- GIVEN PROBLEM
From the listing below, pick out each line with the word "this".

- SUPPLIED DATA
※ ※ ※

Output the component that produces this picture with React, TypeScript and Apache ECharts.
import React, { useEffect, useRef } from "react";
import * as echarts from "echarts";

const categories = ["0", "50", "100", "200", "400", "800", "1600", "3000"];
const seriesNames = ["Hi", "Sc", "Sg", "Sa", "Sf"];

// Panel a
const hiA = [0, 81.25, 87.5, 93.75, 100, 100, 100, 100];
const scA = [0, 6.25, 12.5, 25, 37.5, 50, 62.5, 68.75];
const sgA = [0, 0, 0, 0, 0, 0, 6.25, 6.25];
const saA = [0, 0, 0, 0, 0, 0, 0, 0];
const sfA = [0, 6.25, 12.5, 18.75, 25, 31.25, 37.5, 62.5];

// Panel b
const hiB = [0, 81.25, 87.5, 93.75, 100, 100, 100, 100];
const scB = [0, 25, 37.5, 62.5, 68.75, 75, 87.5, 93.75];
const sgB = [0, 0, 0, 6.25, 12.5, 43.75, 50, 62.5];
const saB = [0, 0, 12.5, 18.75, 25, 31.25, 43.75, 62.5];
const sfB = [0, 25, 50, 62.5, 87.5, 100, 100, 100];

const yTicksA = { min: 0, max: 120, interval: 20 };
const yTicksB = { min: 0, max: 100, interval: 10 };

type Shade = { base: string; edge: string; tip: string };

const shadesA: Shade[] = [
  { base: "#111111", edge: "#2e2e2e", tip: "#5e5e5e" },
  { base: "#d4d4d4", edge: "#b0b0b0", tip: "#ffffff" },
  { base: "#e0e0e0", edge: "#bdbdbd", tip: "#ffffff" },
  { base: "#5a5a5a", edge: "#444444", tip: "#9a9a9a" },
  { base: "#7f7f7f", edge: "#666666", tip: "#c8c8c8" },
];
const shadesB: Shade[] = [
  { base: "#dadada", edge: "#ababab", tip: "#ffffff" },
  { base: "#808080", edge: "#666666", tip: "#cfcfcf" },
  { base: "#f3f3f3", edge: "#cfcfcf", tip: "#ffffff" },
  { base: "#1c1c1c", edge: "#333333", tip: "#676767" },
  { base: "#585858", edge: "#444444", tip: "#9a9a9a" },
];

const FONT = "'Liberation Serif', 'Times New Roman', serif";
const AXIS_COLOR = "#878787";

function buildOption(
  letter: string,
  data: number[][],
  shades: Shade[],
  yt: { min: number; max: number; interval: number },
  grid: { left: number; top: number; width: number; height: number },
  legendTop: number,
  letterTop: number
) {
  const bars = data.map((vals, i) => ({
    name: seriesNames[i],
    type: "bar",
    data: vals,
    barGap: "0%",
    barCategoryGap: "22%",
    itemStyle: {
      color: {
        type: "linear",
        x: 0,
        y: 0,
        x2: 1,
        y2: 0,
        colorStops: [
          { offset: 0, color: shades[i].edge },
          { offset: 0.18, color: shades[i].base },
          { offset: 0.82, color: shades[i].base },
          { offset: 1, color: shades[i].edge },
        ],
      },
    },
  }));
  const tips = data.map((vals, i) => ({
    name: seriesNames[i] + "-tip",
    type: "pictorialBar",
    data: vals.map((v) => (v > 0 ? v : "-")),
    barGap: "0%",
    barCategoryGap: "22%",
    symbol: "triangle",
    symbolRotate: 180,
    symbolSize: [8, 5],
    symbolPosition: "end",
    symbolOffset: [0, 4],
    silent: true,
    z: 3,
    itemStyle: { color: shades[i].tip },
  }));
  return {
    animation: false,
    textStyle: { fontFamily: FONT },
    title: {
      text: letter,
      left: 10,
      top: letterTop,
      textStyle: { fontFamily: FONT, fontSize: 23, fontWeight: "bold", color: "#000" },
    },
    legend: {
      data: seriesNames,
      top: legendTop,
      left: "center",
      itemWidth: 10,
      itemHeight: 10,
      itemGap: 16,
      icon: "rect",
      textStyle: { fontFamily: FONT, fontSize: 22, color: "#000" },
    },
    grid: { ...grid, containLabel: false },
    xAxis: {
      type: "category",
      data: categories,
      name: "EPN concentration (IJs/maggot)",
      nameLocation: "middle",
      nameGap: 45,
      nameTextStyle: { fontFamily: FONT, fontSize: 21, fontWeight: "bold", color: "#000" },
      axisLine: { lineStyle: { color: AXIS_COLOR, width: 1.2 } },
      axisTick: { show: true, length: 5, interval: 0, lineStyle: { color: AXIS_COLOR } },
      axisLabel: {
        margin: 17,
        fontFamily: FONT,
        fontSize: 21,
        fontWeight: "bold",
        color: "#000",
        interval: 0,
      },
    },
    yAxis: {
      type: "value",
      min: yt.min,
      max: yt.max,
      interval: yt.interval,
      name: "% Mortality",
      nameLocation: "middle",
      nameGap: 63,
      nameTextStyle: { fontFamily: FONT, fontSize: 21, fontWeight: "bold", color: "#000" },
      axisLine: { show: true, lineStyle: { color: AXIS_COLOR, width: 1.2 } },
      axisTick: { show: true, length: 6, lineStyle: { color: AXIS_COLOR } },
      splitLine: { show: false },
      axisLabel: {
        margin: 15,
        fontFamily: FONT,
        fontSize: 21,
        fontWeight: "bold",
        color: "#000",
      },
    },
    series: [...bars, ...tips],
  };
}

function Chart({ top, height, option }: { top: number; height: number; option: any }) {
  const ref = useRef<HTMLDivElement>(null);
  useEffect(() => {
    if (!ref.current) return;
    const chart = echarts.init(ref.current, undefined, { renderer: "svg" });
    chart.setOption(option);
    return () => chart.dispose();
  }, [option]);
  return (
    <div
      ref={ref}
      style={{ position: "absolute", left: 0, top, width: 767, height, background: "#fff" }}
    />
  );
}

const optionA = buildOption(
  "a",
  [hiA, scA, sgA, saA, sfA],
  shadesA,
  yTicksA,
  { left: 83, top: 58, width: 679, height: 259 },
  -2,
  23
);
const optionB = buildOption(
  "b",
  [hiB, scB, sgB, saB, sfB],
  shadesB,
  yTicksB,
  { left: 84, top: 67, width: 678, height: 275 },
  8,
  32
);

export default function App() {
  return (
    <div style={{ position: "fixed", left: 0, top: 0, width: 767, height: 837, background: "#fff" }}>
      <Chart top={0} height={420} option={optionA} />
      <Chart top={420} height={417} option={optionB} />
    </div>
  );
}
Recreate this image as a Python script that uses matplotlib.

※ ※ ※

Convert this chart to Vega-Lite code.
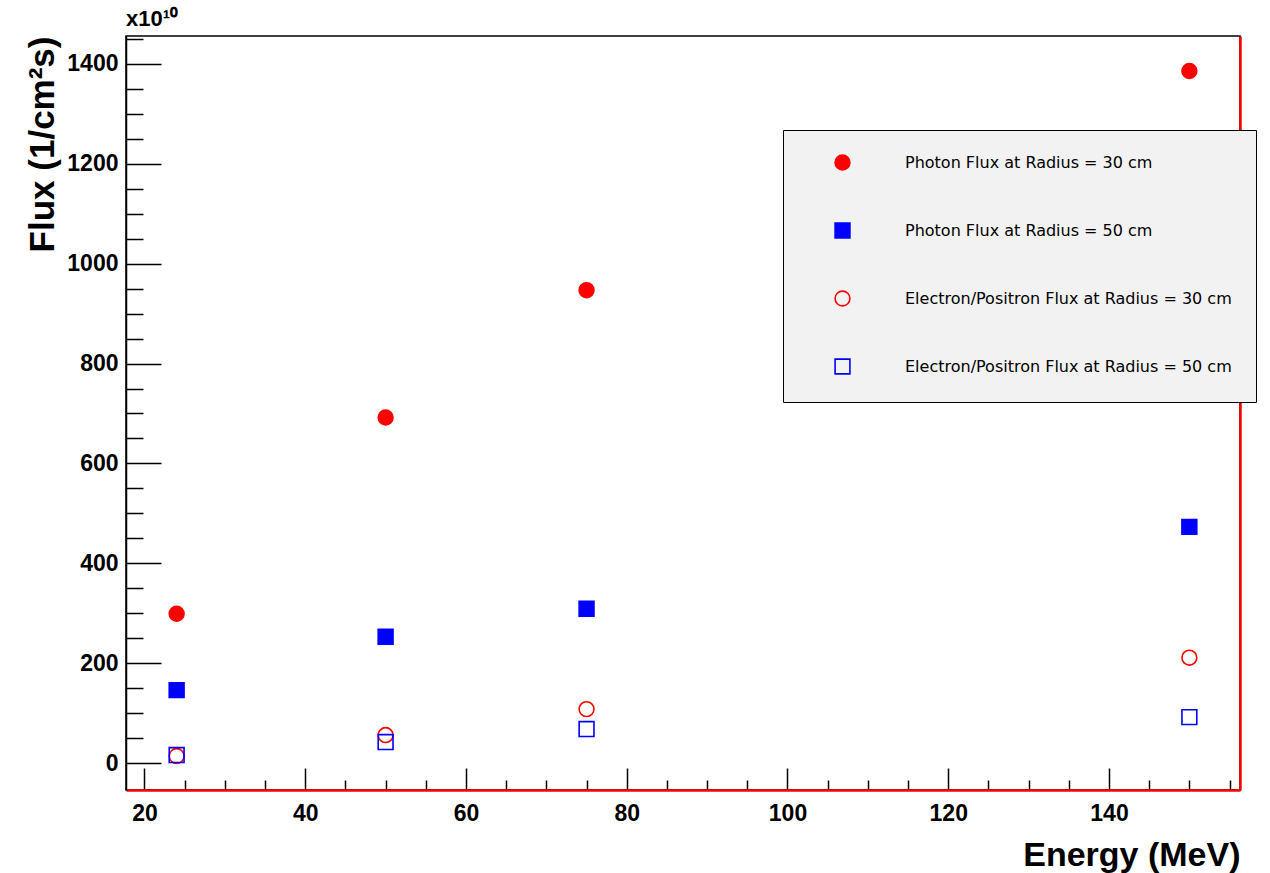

※ ※ ※

- REPLY TO THE EXERCISE
Output the component that produces this picture with React, TypeScript and Apache ECharts.
Recreate this image as a Python script that uses matplotlib.
Convert this chart to Vega-Lite code.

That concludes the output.